Neodymium magnets, known for their exceptional strength among permanent magnets, are widely used in various applications, from hard disk drives to magnetic fasteners. Despite their robustness in magnetic properties, questions often arise regarding their physical durability, especially their susceptibility to breaking. This article delves into the composition, handling, and maintenance of neodymium magnets to provide a comprehensive understanding of their durability and how to maximize their lifespan.
Understanding Neodymium Magnets
Neodymium magnets, also known as NdFeB magnets, are composed of neodymium, iron, and boron. They belong to the rare-earth magnet family and are recognized for their superior magnetic strength compared to other permanent magnets. This strength comes from the tetragonal Nd2Fe14B crystal structure, which provides high uniaxial magnetocrystalline anisotropy. However, this remarkable magnetic strength is accompanied by certain physical vulnerabilities, primarily brittleness and susceptibility to corrosion.
The manufacturing process of neodymium magnets involves sintering, a method that compacts the magnet’s material into a dense solid through heat and pressure. While this process contributes to the magnet’s magnetic properties, it also makes them more brittle. The brittleness is a significant factor in why neodymium magnets can break easily if not handled with care. Additionally, neodymium magnets are coated with materials like nickel, copper, zinc, or epoxy to protect them from corrosion, as exposure to moisture can lead to deterioration of the magnet.
Handling and Maintenance
Proper handling and maintenance are crucial to prevent neodymium magnets from breaking. Despite their brittleness, with careful handling, these magnets can serve their purpose for many years. Here are some guidelines to ensure the longevity of neodymium magnets:
- Avoid High-Impact Situations: Due to their brittleness, neodymium magnets should never be allowed to snap together or slam into hard surfaces. Such impacts can easily cause chipping or breaking. When separating two magnets, slide them apart rather than pulling them directly apart to reduce the risk of snapping back together.
- Use Appropriate Handling Tools: For larger magnets, using tools like plastic or wooden spacers can help in safely separating and handling the magnets without direct contact.
- Maintain Optimal Temperature: Neodymium magnets lose their magnetic properties when heated above their Curie temperature (around 80°C to 200°C, depending on the grade). It’s essential to keep them in environments well below this temperature range to maintain their magnetism and structural integrity.
- Protective Coating Maintenance: The protective coatings on neodymium magnets can wear down over time, exposing the magnet to corrosion. Regularly inspect the coating and, if necessary, apply an additional protective layer to prevent corrosion.
By adhering to these guidelines, the risk of breaking neodymium magnets can be significantly reduced, ensuring their durability and effectiveness in various applications.

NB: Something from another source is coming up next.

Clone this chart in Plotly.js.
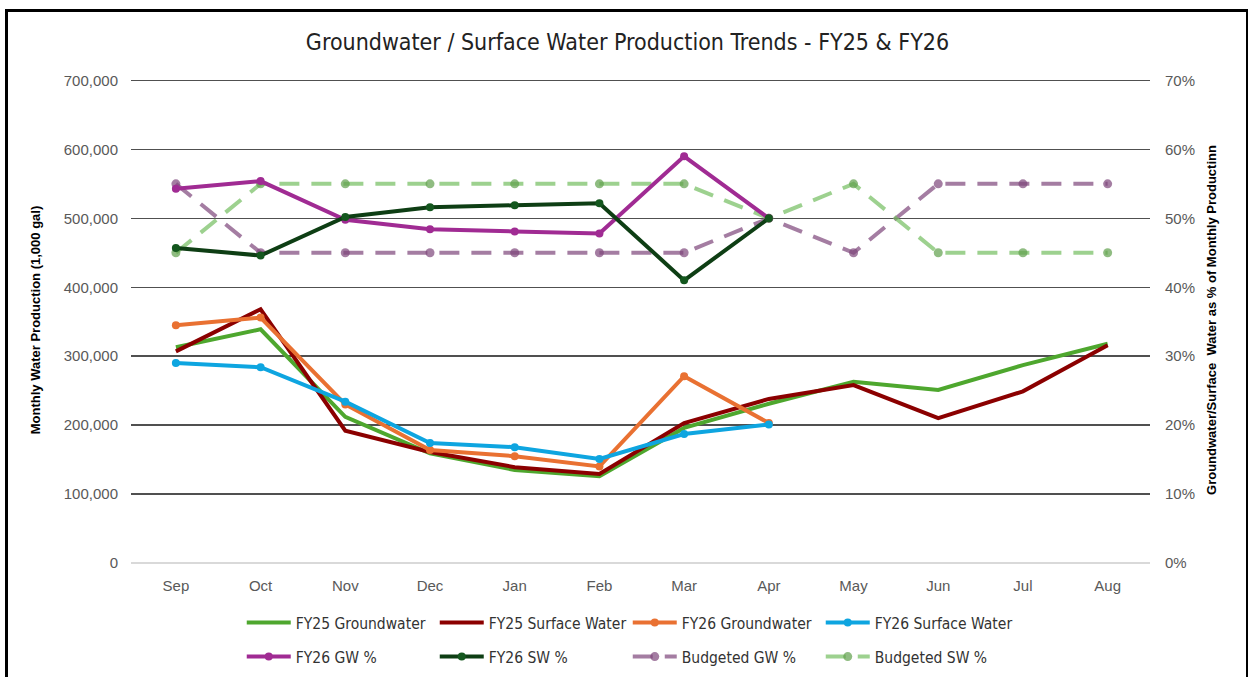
<!DOCTYPE html>
<html>
<head>
<meta charset="utf-8">
<script src="https://cdn.plot.ly/plotly-3.0.1.min.js"></script>
<style>
  html, body { margin: 0; padding: 0; background: #fff; overflow: hidden; }
  #chart { width: 1250px; height: 677px; }
  #frame { position: absolute; left: 5px; top: 9px; width: 1238px; height: 720px;
           border-left: 3px solid #000; border-top: 3px solid #000; border-right: 2px solid #000;
           pointer-events: none; }
</style>
</head>
<body>
<div id="chart"></div>
<div id="frame"></div>
<script>
const months = ['Sep','Oct','Nov','Dec','Jan','Feb','Mar','Apr','May','Jun','Jul','Aug'];
const fy26Months = ['Sep','Oct','Nov','Dec','Jan','Feb','Mar','Apr'];

const fy25Groundwater = [313000, 339000, 212000, 159000, 135000, 126000, 196000, 231000, 263000, 251000, 287000, 318000];
const fy25SurfaceWater = [307000, 368000, 192000, 161000, 139000, 129000, 203000, 238000, 258000, 210000, 249000, 316000];
const fy26Groundwater = [345000, 356000, 230000, 164000, 155000, 140000, 271000, 203000];
const fy26SurfaceWater = [290000, 284000, 234000, 174000, 168000, 151000, 187000, 201000];

const fy26GWPct = [0.543, 0.554, 0.498, 0.484, 0.481, 0.478, 0.590, 0.500];
const fy26SWPct = [0.457, 0.446, 0.502, 0.516, 0.519, 0.522, 0.410, 0.500];
const budgetedGWPct = [0.55, 0.45, 0.45, 0.45, 0.45, 0.45, 0.45, 0.50, 0.45, 0.55, 0.55, 0.55];
const budgetedSWPct = [0.45, 0.55, 0.55, 0.55, 0.55, 0.55, 0.55, 0.50, 0.55, 0.45, 0.45, 0.45];

const narrowFamily = 'Liberation Sans Narrow, DejaVu Sans Condensed, Arial Narrow, sans-serif';
const legendFont = {family: narrowFamily, size: 15.5, color: '#333'};
const dashPat = '20px,12px';

const traces = [
  {x: months, y: fy25Groundwater, name: 'FY25 Groundwater', type: 'scatter', mode: 'lines',
   line: {color: '#4ea72e', width: 4}, legend: 'legend'},
  {x: months, y: fy25SurfaceWater, name: 'FY25 Surface Water', type: 'scatter', mode: 'lines',
   line: {color: '#8b0000', width: 4}, legend: 'legend'},
  {x: fy26Months, y: fy26Groundwater, name: 'FY26 Groundwater', type: 'scatter', mode: 'lines+markers',
   line: {color: '#e97132', width: 4}, marker: {color: '#e97132', size: 8}, legend: 'legend'},
  {x: fy26Months, y: fy26SurfaceWater, name: 'FY26 Surface Water', type: 'scatter', mode: 'lines+markers',
   line: {color: '#0ea5e0', width: 4}, marker: {color: '#0ea5e0', size: 8}, legend: 'legend'},
  {x: months, y: budgetedGWPct, name: 'Budgeted GW %', type: 'scatter', mode: 'lines+markers', yaxis: 'y2',
   line: {color: 'rgba(125,70,122,0.7)', width: 4, dash: dashPat}, marker: {color: 'rgba(125,70,122,0.7)', size: 9}, legend: 'legend2'},
  {x: months, y: budgetedSWPct, name: 'Budgeted SW %', type: 'scatter', mode: 'lines+markers', yaxis: 'y2',
   line: {color: 'rgba(115,190,95,0.7)', width: 4, dash: dashPat}, marker: {color: 'rgba(95,160,75,0.7)', size: 9}, legend: 'legend2'},
  {x: fy26Months, y: fy26GWPct, name: 'FY26 GW %', type: 'scatter', mode: 'lines+markers', yaxis: 'y2',
   line: {color: '#a02b93', width: 4}, marker: {color: '#a02b93', size: 8}, legend: 'legend2'},
  {x: fy26Months, y: fy26SWPct, name: 'FY26 SW %', type: 'scatter', mode: 'lines+markers', yaxis: 'y2',
   line: {color: '#0e3e14', width: 4}, marker: {color: '#14571e', size: 8}, legend: 'legend2'}
];

const tickFont = {family: 'Liberation Sans, Arial, sans-serif', size: 15, color: '#595959'};

const layout = {
  width: 1250, height: 677,
  paper_bgcolor: '#fff', plot_bgcolor: '#fff',
  margin: {l: 131, r: 100, t: 77, b: 114},
  showlegend: true,
  title: {text: 'Groundwater / Surface Water Production Trends - FY25 &amp; FY26',
          font: {family: narrowFamily, size: 23, color: '#222'},
          x: 0.502, xanchor: 'center', y: 0.938, yanchor: 'middle'},
  xaxis: {type: 'category', categoryorder: 'array', categoryarray: months,
          range: [-0.53, 11.5], showgrid: false, zeroline: false, showline: false, ticks: '',
          tickfont: tickFont, ticklabelstandoff: 12},
  yaxis: {range: [0, 705000], tickvals: [0, 100000, 200000, 300000, 400000, 500000, 600000, 700000],
          tickformat: ',', showgrid: true,
          gridcolor: '#505050', gridwidth: 1.5, zeroline: true, zerolinecolor: '#d9d9d9', zerolinewidth: 1.5,
          showline: false, ticks: '', tickfont: tickFont, ticklabelstandoff: 12,
          title: {text: 'Monthly Water Production (1,000 gal)', standoff: 20,
                  font: {family: 'Liberation Sans, Arial, sans-serif', size: 13, color: '#000', weight: 'bold'}}},
  yaxis2: {overlaying: 'y', side: 'right', range: [0, 0.705], tickvals: [0, 0.1, 0.2, 0.3, 0.4, 0.5, 0.6, 0.7],
           tickformat: '.0%',
           showgrid: false, zeroline: false, showline: false, ticks: '', tickfont: tickFont, ticklabelstandoff: 14,
           title: {text: 'Groundwater/Surface\u00a0\u00a0Water as % of Monthly Productinn', standoff: 12,
                   font: {family: 'Liberation Sans, Arial, sans-serif', size: 13, color: '#000', weight: 'bold'}}},
  legend: {orientation: 'h', xref: 'container', yref: 'container', x: 0.1934, xanchor: 'left', y: 0.0798, yanchor: 'middle',
           entrywidth: 134, entrywidthmode: 'pixels', itemwidth: 44, font: legendFont,
           bgcolor: 'rgba(0,0,0,0)', traceorder: 'normal'},
  legend2: {orientation: 'h', xref: 'container', yref: 'container', x: 0.1934, xanchor: 'left', y: 0.0295, yanchor: 'middle',
           entrywidth: 134, entrywidthmode: 'pixels', itemwidth: 44, font: legendFont,
           bgcolor: 'rgba(0,0,0,0)', traceorder: 'normal'}
};

// Order the second legend to match the reference: FY26 GW %, FY26 SW %, Budgeted GW %, Budgeted SW %
traces[6].legendrank = 1; traces[7].legendrank = 2; traces[4].legendrank = 3; traces[5].legendrank = 4;

Plotly.newPlot('chart', traces, layout, {displayModeBar: false, staticPlot: true});
</script>
</body>
</html>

Maximizing the Lifespan of Neodymium Magnets
To maximize the lifespan of neodymium magnets, understanding their limitations and vulnerabilities is key. In addition to the handling and maintenance tips mentioned, it’s important to consider the application environment of the magnet. For instance, using neodymium magnets in outdoor settings without adequate protective coating can lead to rapid deterioration due to moisture and temperature fluctuations. Similarly, mechanical stress, such as bending or twisting forces, can cause fractures in the magnet.

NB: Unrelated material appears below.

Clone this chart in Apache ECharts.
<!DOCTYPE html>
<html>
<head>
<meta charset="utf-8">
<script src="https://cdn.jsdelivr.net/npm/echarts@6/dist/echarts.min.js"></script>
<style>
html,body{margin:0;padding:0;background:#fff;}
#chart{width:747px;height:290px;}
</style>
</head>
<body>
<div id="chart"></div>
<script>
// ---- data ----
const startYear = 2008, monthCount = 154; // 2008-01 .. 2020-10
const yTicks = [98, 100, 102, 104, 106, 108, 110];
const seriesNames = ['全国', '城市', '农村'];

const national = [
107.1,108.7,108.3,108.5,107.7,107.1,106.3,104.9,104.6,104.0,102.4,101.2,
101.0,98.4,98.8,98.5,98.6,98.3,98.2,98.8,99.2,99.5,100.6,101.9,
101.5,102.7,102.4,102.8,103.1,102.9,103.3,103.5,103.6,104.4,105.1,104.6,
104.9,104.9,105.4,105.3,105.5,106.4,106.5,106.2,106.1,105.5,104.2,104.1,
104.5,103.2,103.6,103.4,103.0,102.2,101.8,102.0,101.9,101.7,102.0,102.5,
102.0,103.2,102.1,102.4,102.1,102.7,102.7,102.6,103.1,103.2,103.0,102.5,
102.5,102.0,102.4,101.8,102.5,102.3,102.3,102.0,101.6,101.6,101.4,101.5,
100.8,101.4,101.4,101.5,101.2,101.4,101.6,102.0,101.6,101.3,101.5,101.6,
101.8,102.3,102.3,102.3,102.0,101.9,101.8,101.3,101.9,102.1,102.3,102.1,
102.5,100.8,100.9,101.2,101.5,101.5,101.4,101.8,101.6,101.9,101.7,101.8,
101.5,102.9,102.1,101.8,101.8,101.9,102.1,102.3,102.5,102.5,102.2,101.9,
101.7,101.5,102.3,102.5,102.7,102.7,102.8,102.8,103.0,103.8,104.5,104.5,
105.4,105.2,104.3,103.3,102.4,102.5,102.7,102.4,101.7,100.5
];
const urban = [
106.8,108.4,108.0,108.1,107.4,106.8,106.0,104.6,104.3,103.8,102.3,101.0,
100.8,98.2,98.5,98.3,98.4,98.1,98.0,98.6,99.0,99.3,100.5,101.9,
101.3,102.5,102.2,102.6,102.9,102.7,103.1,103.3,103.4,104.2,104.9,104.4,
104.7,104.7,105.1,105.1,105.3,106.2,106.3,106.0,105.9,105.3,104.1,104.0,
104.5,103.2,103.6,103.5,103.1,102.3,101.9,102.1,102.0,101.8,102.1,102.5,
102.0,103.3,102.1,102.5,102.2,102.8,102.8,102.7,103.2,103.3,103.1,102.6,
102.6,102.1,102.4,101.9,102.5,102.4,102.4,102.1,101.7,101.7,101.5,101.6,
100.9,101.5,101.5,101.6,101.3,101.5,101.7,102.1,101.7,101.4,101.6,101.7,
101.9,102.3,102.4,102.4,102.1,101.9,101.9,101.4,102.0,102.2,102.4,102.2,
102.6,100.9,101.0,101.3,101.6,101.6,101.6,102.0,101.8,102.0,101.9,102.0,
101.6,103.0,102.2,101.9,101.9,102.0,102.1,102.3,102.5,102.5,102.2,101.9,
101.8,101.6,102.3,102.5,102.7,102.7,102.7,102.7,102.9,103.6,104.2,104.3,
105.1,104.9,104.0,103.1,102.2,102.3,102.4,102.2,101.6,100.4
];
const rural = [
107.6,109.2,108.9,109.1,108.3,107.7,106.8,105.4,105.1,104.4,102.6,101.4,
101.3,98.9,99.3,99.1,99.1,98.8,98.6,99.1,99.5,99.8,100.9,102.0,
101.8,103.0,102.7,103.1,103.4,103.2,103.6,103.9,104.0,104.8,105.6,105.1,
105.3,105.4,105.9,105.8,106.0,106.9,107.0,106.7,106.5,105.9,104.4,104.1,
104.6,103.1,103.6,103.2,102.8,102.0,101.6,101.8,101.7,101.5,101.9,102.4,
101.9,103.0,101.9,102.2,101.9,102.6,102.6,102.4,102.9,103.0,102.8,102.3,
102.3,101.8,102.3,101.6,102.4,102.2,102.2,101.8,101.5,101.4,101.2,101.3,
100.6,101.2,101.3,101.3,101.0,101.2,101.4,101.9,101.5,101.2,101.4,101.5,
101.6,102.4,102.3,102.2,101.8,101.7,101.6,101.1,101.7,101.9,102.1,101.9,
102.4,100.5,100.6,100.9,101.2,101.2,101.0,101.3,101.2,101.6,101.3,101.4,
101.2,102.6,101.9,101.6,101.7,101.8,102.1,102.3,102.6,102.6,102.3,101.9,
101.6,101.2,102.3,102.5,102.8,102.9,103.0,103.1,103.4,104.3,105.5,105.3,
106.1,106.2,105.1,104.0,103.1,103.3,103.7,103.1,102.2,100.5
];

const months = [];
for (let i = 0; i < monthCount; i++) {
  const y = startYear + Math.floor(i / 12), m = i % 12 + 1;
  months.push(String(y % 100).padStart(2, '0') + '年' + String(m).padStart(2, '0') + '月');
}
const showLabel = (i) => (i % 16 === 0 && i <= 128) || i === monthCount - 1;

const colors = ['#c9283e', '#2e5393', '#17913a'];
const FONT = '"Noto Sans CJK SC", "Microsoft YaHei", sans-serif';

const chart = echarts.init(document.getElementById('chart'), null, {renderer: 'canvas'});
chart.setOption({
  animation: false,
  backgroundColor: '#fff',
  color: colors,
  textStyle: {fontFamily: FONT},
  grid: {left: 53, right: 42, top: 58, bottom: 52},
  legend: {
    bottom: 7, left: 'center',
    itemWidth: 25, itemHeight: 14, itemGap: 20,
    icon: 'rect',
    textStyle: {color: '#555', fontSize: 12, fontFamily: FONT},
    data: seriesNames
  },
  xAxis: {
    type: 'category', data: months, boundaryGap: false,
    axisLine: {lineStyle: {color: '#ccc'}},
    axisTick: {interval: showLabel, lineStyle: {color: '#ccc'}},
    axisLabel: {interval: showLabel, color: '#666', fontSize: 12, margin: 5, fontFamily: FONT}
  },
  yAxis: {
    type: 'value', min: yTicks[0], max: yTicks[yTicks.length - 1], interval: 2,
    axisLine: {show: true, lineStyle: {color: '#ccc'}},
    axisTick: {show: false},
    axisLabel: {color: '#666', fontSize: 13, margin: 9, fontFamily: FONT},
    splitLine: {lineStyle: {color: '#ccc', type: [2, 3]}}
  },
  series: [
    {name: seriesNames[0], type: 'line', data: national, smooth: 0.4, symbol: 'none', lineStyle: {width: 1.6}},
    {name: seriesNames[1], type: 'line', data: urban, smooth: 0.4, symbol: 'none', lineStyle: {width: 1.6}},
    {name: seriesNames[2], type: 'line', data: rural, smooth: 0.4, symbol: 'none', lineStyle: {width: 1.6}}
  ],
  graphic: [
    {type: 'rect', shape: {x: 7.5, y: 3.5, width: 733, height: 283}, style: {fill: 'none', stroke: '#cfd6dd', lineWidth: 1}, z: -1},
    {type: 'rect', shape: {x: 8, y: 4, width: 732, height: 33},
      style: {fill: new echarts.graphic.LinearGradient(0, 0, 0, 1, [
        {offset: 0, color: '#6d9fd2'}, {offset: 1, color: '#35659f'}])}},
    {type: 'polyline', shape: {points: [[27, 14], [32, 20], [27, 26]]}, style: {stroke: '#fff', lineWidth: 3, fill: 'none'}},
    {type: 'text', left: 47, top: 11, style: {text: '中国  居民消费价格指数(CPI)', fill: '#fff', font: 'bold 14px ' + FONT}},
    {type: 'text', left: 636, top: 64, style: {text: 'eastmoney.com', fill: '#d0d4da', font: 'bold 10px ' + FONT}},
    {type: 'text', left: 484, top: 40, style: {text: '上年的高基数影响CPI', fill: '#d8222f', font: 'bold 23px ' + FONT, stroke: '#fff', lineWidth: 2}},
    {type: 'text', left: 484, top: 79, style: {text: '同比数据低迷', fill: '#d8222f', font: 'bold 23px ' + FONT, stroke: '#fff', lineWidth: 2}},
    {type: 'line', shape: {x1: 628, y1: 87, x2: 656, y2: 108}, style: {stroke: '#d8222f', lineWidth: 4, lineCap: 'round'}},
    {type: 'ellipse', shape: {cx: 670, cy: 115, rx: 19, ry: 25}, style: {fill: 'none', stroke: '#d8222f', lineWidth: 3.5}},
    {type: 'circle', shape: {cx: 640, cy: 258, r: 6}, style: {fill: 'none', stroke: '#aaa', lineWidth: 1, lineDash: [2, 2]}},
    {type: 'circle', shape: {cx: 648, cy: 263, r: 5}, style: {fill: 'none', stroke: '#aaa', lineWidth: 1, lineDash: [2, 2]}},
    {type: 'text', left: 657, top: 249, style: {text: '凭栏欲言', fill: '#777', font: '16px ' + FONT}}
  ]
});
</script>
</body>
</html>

For applications that require the use of neodymium magnets in less-than-ideal conditions, selecting the appropriate grade and coating of the magnet can make a significant difference. Higher-grade neodymium magnets offer better temperature resistance, and thicker or more durable coatings provide improved protection against corrosion and physical damage. Consulting with magnet manufacturers or specialists can help in selecting the right magnet for specific needs, ensuring both performance and longevity.
In conclusion, while neodymium magnets are inherently brittle and can break easily if mishandled, proper care, handling, and application can significantly extend their useful life. By understanding the physical properties of these magnets, adhering to best practices for handling and maintenance, and selecting the appropriate magnet grade and coating for specific applications, users can maximize the durability and effectiveness of neodymium magnets in various technological, industrial, and personal uses.